Death Knows No Calendar
- First edition
- Author: John Bude
- Language: English
- Genre: Detective
- Publisher: Cassell
- Publication date: 1942
- Publication place: United Kingdom
- Media type: Print

= Death Knows No Calendar =

1942 novel

Death Knows No Calendar is a 1942 detective novel by the British writer John Bude. It was a stand-alone novel rather than one featuring his regular detective Superintendent Meredith. In this case the investigation is led by a former army officer Major Boddy. It takes the former of a locked room mystery with a closed circle of suspects, both popular variations of the genre during the period. Originally published by Cassell, in 2020 it was reissued by the British Library Publishing in a single edition with another Bude novel Death in White Pyjamas, as part of a series of republished crime novels from the Golden Age of Detective Fiction.

Reviewing the novel for the Times Literary Supplement, Maurice Willson Disher wrote "There was a time when a mystery of crime detection could be casually introduced into novels as an episode. Unfortunately for Mr. Bude readers nowadays feel disappointed if a detective story does not run true to form. When the identity of his murderer ceases to be a mystery about half way through, we may feel, no doubt unfairly, that the author has simply been unable to keep it up." and concluded "Any strain upon the intellect slackens page by page".

==Synopsis==
Wealthy painter Lydia Arundel continuously flirts with the attentions of the men in the small Sussex village in which she lives. Making her potential enemies amongst a number of inhabitants, including the guilt-ridden rector who fails to get over a brief dalliance with her and a young woman who believes her fiancee is carrying on with her. When Lydia is found shot through the head in her locked studio the inquest deems it to be suicide. However retired army officer and detective fiction enthusiast Major Boddy takes up the case, with the assistance of his servant and former orderly Private Gammon.

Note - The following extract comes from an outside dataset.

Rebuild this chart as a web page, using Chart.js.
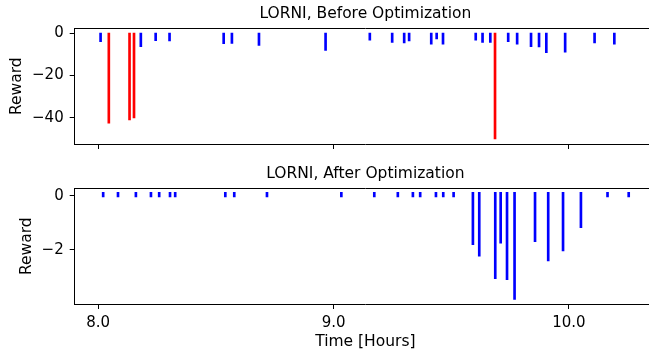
<!DOCTYPE html>
<html>
<head>
<meta charset="utf-8">
<script src="https://cdn.jsdelivr.net/npm/chart.js@4.4.1/dist/chart.umd.min.js"></script>
<style>
    html, body { margin: 0; padding: 0; background: #fff; }
    body { width: 649px; height: 356px; overflow: hidden; position: relative; }
    .panel { position: absolute; left: 0; width: 656px; }
    #topPanel { top: 0; height: 160px; }
    #bottomPanel { top: 160px; height: 196px; }
</style>
</head>
<body>
<div class="panel" id="topPanel"><canvas id="beforeChart"></canvas></div>
<div class="panel" id="bottomPanel"><canvas id="afterChart"></canvas></div>
<script>
// reward events over time (hours), before optimization
const beforeTimes = [8.010, 8.181, 8.244, 8.303, 8.533, 8.568, 8.683, 8.966, 9.154, 9.249,
    9.300, 9.321, 9.415, 9.438, 9.465, 9.604, 9.633, 9.666, 9.742, 9.780,
    9.839, 9.873, 9.904, 9.984, 10.109, 10.193];
const beforeRewards = [-4.0, -6.3, -3.5, -3.6, -4.9, -4.8, -5.7, -8.1, -3.3, -4.3,
    -4.6, -3.6, -5.2, -2.7, -5.1, -3.3, -4.3, -4.3, -4.0, -5.1,
    -6.3, -6.5, -9.2, -9.0, -4.6, -5.2];
// large penalties (drawn red)
const failTimes = [8.045, 8.133, 8.152, 9.686];
const failRewards = [-42.6, -41.1, -40.1, -50.0];

// after optimization
const afterTimes = [8.021, 8.084, 8.160, 8.224, 8.259, 8.305, 8.327, 8.540, 8.578, 8.717,
    9.033, 9.173, 9.273, 9.337, 9.368, 9.435, 9.466, 9.510, 9.592, 9.619,
    9.687, 9.710, 9.737, 9.769, 9.856, 9.912, 9.975, 10.051, 10.164, 10.254];
const afterRewards = [-0.03, -0.03, -0.03, -0.03, -0.03, -0.03, -0.03, -0.03, -0.03, -0.03,
    -0.03, -0.03, -0.03, -0.03, -0.03, -0.03, -0.03, -0.03, -1.80, -2.23,
    -3.06, -1.75, -3.10, -3.83, -1.69, -2.40, -2.03, -1.17, -0.03, -0.03];

// lines start slightly above zero
const lineBase = 0.14;

const xTicks = [8, 9, 10];
const beforeYTicks = [0, -20, -40];
const afterYTicks = [0, -2];

Chart.defaults.font.family = "'DejaVu Sans', sans-serif";
Chart.defaults.color = '#000';

const fontTick = { size: 15 };
const fontLabel = { size: 15.5 };

const toLines = (times, rewards) => times.map((t, i) => ({ x: t, y: [lineBase, rewards[i]] }));

const minusFmt = (v) => v < 0 ? '\u2212' + Math.abs(v) : '' + v;

const fixedTicks = (arr) => (scale) => {
    scale.ticks = arr.map(v => ({ value: v }));
};

const lineSet = (data, color) => ({
    data: data,
    backgroundColor: color,
    borderWidth: 0,
    barThickness: 2,
    grouped: false
});

const makeChart = (settings) => {
    const bottomAxis = settings.showX;
    return new Chart(document.getElementById(settings.chartID), {
        type: 'bar',
        data: { datasets: settings.datasets },
        options: {
            responsive: true,
            maintainAspectRatio: false,
            animation: false,
            layout: { padding: 0 },
            plugins: { legend: { display: false }, tooltip: { enabled: false } },
            scales: {
                x: {
                    type: 'linear',
                    position: 'bottom',
                    min: 7.90,
                    max: 10.37,
                    offset: false,
                    afterBuildTicks: fixedTicks(xTicks),
                    afterFit: (s) => { s.height = settings.xHeight; },
                    grid: { drawOnChartArea: false, offset: false, tickLength: 5, tickColor: '#000', tickWidth: 1 },
                    border: { display: true, color: '#000', width: 1 },
                    ticks: {
                        display: bottomAxis,
                        font: fontTick,
                        padding: 5,
                        maxRotation: 0,
                        callback: (v) => v.toFixed(1)
                    },
                    title: {
                        display: bottomAxis,
                        text: 'Time [Hours]',
                        font: fontLabel,
                        padding: { top: 0, bottom: 4.7 }
                    }
                },
                xTop: {
                    type: 'linear',
                    position: 'top',
                    min: 7.90,
                    max: 10.37,
                    afterFit: (s) => { s.height = 28.3; },
                    grid: { display: false },
                    border: { display: true, color: '#000', width: 1 },
                    ticks: { display: false },
                    title: {
                        display: true,
                        text: settings.title,
                        font: fontLabel,
                        padding: { top: 4.5, bottom: 0 }
                    }
                },
                y: {
                    type: 'linear',
                    min: settings.yMin,
                    max: settings.yMax,
                    afterBuildTicks: fixedTicks(settings.yTicks),
                    afterFit: (s) => { s.width = 74.7; },
                    grid: { drawOnChartArea: false, tickLength: 5, tickColor: '#000', tickWidth: 1 },
                    border: { display: true, color: '#000', width: 1 },
                    ticks: { font: fontTick, padding: 6, callback: minusFmt },
                    title: {
                        display: true,
                        text: 'Reward',
                        font: fontLabel,
                        padding: { top: settings.yTitlePad, bottom: 0 }
                    }
                }
            }
        }
    });
};

makeChart({
    chartID: 'beforeChart',
    title: 'LORNI, Before Optimization',
    datasets: [
        lineSet(toLines(beforeTimes, beforeRewards), '#0000ff'),
        lineSet(toLines(failTimes, failRewards), '#ff0000')
    ],
    yMin: -52.46,
    yMax: 2.37,
    yTicks: beforeYTicks,
    yTitlePad: 7.4,
    xHeight: 16,
    showX: false
});

makeChart({
    chartID: 'afterChart',
    title: 'LORNI, After Optimization',
    datasets: [
        lineSet(toLines(afterTimes, afterRewards), '#0000ff')
    ],
    yMin: -4.0,
    yMax: 0.285,
    yTicks: afterYTicks,
    yTitlePad: 17.4,
    xHeight: 52,
    showX: true
});
</script>
</body>
</html>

After considerable investigation, Boddy at last believes he has cracked the way the murderer has killed in the seemingly locked room. However he still has several potential candidates for murder, including Lydia's husband a failed actor who has inherited all of her money. Body's sleuthing now takes him further afield to East London and Gloucestershire as he searches for the explanation of the killing.

==Bibliography==
- Hubin, Allen J. Crime Fiction, 1749-1980: A Comprehensive Bibliography. Garland Publishing, 1984.
- Reilly, John M. Twentieth Century Crime & Mystery Writers. Springer, 2015.